> Written instruction: Check each line of the material below, and copy it if it holds the string "with".

> Dataset content:

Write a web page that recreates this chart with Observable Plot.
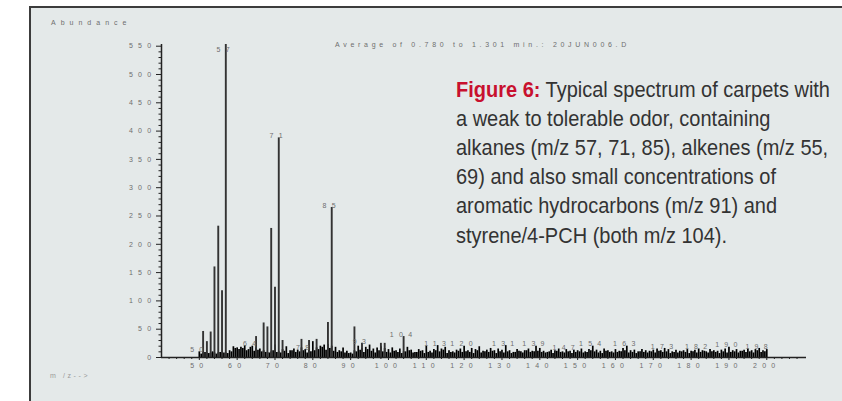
<!DOCTYPE html>
<html>
<head>
<meta charset="utf-8">
<script src="https://cdn.jsdelivr.net/npm/d3@7"></script>
<script src="https://cdn.jsdelivr.net/npm/@observablehq/plot@0.6"></script>
<style>
  html, body { margin: 0; padding: 0; background: #fff; width: 842px; height: 401px; overflow: hidden; }
  #panel { position: absolute; left: 29px; top: 6px; width: 813px; height: 395px; background: #e4e9e9;
           border-left: 2px solid #3c3c3c; border-top: 2px solid #3c3c3c; }
  #chart { position: absolute; left: 0; top: 0; }
  .note { position: absolute; font-family: "Liberation Sans", Arial, sans-serif; font-size: 7px; line-height: 1;
          color: #6e6e6e; white-space: nowrap; }
  #caption { position: absolute; left: 456px; top: 74.5px; font-family: "Liberation Sans Narrow", "Liberation Sans", Arial, sans-serif;
             font-size: 22px; line-height: 29.2px; color: #333; white-space: nowrap; transform-origin: 0 0; }
  #caption b { color: #c8102e; }
</style>
</head>
<body>
<div id="panel"></div>
<div id="chart"></div>
<div class="note" style="left:51px; top:19px; letter-spacing:5px;">Abundance</div>
<div class="note" style="left:335px; top:40.6px; letter-spacing:3.7px;">Average of 0.780 to 1.301 min.: 20JUN006.D</div>
<div class="note" style="left:50px; top:372.4px; letter-spacing:2.6px; color:#9a9a9a;">m /z--&gt;</div>
<div id="caption">
  <span id="line1"><b>Figure 6:</b> Typical spectrum of carpets with</span><br>
  a weak to tolerable odor, containing<br>
  alkanes (m/z 57, 71, 85), alkenes (m/z 55,<br>
  69) and also small concentrations of<br>
  aromatic hydrocarbons (m/z 91) and<br>
  styrene/4-PCH (both m/z 104).
</div>
<script>
// Spectrum baseline: abundance at whole m/z 50..200
const mzStart = 50;
const noiseWhole = [
  10, 8, 8, 8, 8, 8, 8, 8, 12, 19,
  17, 18, 21, 14, 20, 17, 15, 12, 9, 10,
  22, 10, 14, 19, 12, 15, 13, 17, 14, 15,
  28, 17, 20, 22, 23, 20, 18, 12, 17, 11,
  8, 12, 20, 16, 18, 22, 15, 17, 19, 16,
  14, 17, 12, 15, 10, 18, 13, 9, 14, 12,
  20, 11, 14, 21, 15, 18, 12, 10, 13, 15,
  20, 12, 16, 14, 19, 11, 13, 16, 12, 15,
  13, 21, 12, 9, 14, 10, 12, 15, 11, 20,
  16, 11, 9, 13, 12, 15, 10, 14, 11, 13,
  12, 15, 10, 14, 20, 13, 11, 15, 12, 10,
  14, 11, 16, 20, 12, 13, 10, 14, 12, 11,
  13, 15, 12, 16, 14, 10, 13, 11, 12, 14,
  11, 13, 15, 12, 10, 14, 12, 11, 13, 15,
  18, 12, 14, 11, 13, 15, 12, 14, 16, 12,
  14
];
// ... and at the half-mass positions 50.5..199.5
const noiseHalf = [
  6, 9, 7, 10, 6, 9, 8, 7, 10, 16,
  14, 16, 12, 18, 11, 13, 10, 9, 8, 12,
  9, 8, 11, 7, 12, 9, 10, 12, 8, 10,
  12, 14, 18, 13, 16, 11, 9, 10, 8, 7,
  6, 10, 13, 9, 14, 11, 8, 12, 10, 9,
  8, 11, 9, 7, 10, 12, 8, 9, 11, 7,
  9, 8, 12, 10, 13, 7, 9, 8, 11, 9,
  10, 9, 7, 12, 8, 10, 9, 11, 7, 10,
  8, 10, 7, 9, 11, 8, 12, 9, 10, 11,
  9, 8, 10, 7, 11, 9, 8, 10, 7, 9,
  10, 8, 9, 12, 10, 8, 7, 11, 9, 8,
  9, 10, 12, 8, 9, 7, 10, 9, 8, 10,
  8, 11, 9, 10, 7, 9, 8, 10, 9, 7,
  10, 8, 9, 11, 8, 10, 9, 7, 10, 8,
  9, 10, 8, 11, 9, 10, 8, 12, 9, 10
];

// Prominent ions
const peakMz        = [51, 52, 53, 54, 55, 56, 57, 65, 67, 68, 69, 70, 71, 72, 77, 79, 81, 84, 85, 91, 93, 98, 99, 104];
const peakAbundance = [46, 28, 45, 160, 232, 118, 553, 37, 61, 54, 228, 124, 388, 30, 32, 30, 32, 62, 265, 54, 25, 25, 25, 37];

// Annotated masses and the abundance at which each label sits
const labelMz        = [50, 57, 64, 71, 78, 85, 93, 104, 113, 120, 131, 139, 147, 154, 163, 173, 182, 190, 198];
const labelAbundance = [10, 540, 20, 388, 14, 265, 24, 37, 21, 20, 21, 20, 14, 20, 20, 15, 15, 18, 15];

const xTicks = [50, 60, 70, 80, 90, 100, 110, 120, 130, 140, 150, 160, 170, 180, 190, 200];
const xMinorTicks = [42, 44, 46, 48, 52, 54, 56, 58, 62, 64, 66, 68, 72, 74, 76, 78, 82, 84, 86, 88,
  92, 94, 96, 98, 102, 104, 106, 108, 112, 114, 116, 118, 122, 124, 126, 128, 132, 134, 136, 138,
  142, 144, 146, 148, 152, 154, 156, 158, 162, 164, 166, 168, 172, 174, 176, 178, 182, 184, 186, 188,
  192, 194, 196, 198, 202, 204, 206, 208];
const yTicks = [0, 50, 100, 150, 200, 250, 300, 350, 400, 450, 500, 550];
const yMinorTicks = [10, 20, 30, 40, 60, 70, 80, 90, 110, 120, 130, 140, 160, 170, 180, 190, 210, 220, 230, 240,
  260, 270, 280, 290, 310, 320, 330, 340, 360, 370, 380, 390, 410, 420, 430, 440, 460, 470, 480, 490,
  510, 520, 530, 540];

const noise = noiseWhole.map((v, i) => ({mz: mzStart + i, abundance: v}))
  .concat(noiseHalf.map((v, i) => ({mz: mzStart + i + 0.5, abundance: v})));
const peaks = peakMz.map((mz, i) => ({mz, abundance: peakAbundance[i]}));
const labels = labelMz.map((mz, i) => ({mz, abundance: labelAbundance[i]}));

const tickText = {fontSize: 7, fill: "#6e6e6e"};

const chart = Plot.plot({
  width: 842,
  height: 401,
  marginLeft: 161,
  marginRight: 36,
  marginTop: 44,
  marginBottom: 44,
  style: {background: "transparent", fontFamily: "Liberation Sans, Arial, sans-serif", letterSpacing: "5.3px", overflow: "visible"},
  x: {domain: [40, 210.5], label: null},
  y: {domain: [0, 553], label: null},
  marks: [
    Plot.ruleX(noise, {x: "mz", y1: 0, y2: "abundance", stroke: "#000", strokeWidth: 1.7}),
    Plot.ruleX(peaks, {x: "mz", y1: 0, y2: "abundance", stroke: "#333", strokeWidth: 1.9}),
    Plot.text(labels, {x: "mz", y: "abundance", text: d => String(d.mz), lineAnchor: "bottom", ...tickText}),
    Plot.axisY({ticks: yMinorTicks, tickSize: 2.5, tickFormat: () => "", label: null, stroke: "#222"}),
    Plot.axisY({ticks: yTicks, tickSize: 5, tickPadding: 0, label: null, stroke: "#222", ...tickText}),
    Plot.axisX({ticks: xMinorTicks, tickSize: 2, tickFormat: () => "", label: null, stroke: "#222"}),
    Plot.axisX({ticks: xTicks, tickSize: 3, tickPadding: 3, label: null, stroke: "#222", ...tickText}),
    Plot.ruleY([0], {stroke: "#222", strokeWidth: 1.5}),
    Plot.ruleX([40], {y1: 0, y2: 553, stroke: "#222", strokeWidth: 1.5})
  ]
});
document.getElementById("chart").appendChild(chart);

// Condense the caption so its first line spans the text column
const cap = document.getElementById("caption");
const w = document.getElementById("line1").getBoundingClientRect().width;
cap.style.transform = `scaleX(${374 / w})`;
</script>
</body>
</html>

> Reply:
Write a web page that recreates this chart with Observable Plot.
  <span id="line1"><b>Figure 6:</b> Typical spectrum of carpets with</span><br>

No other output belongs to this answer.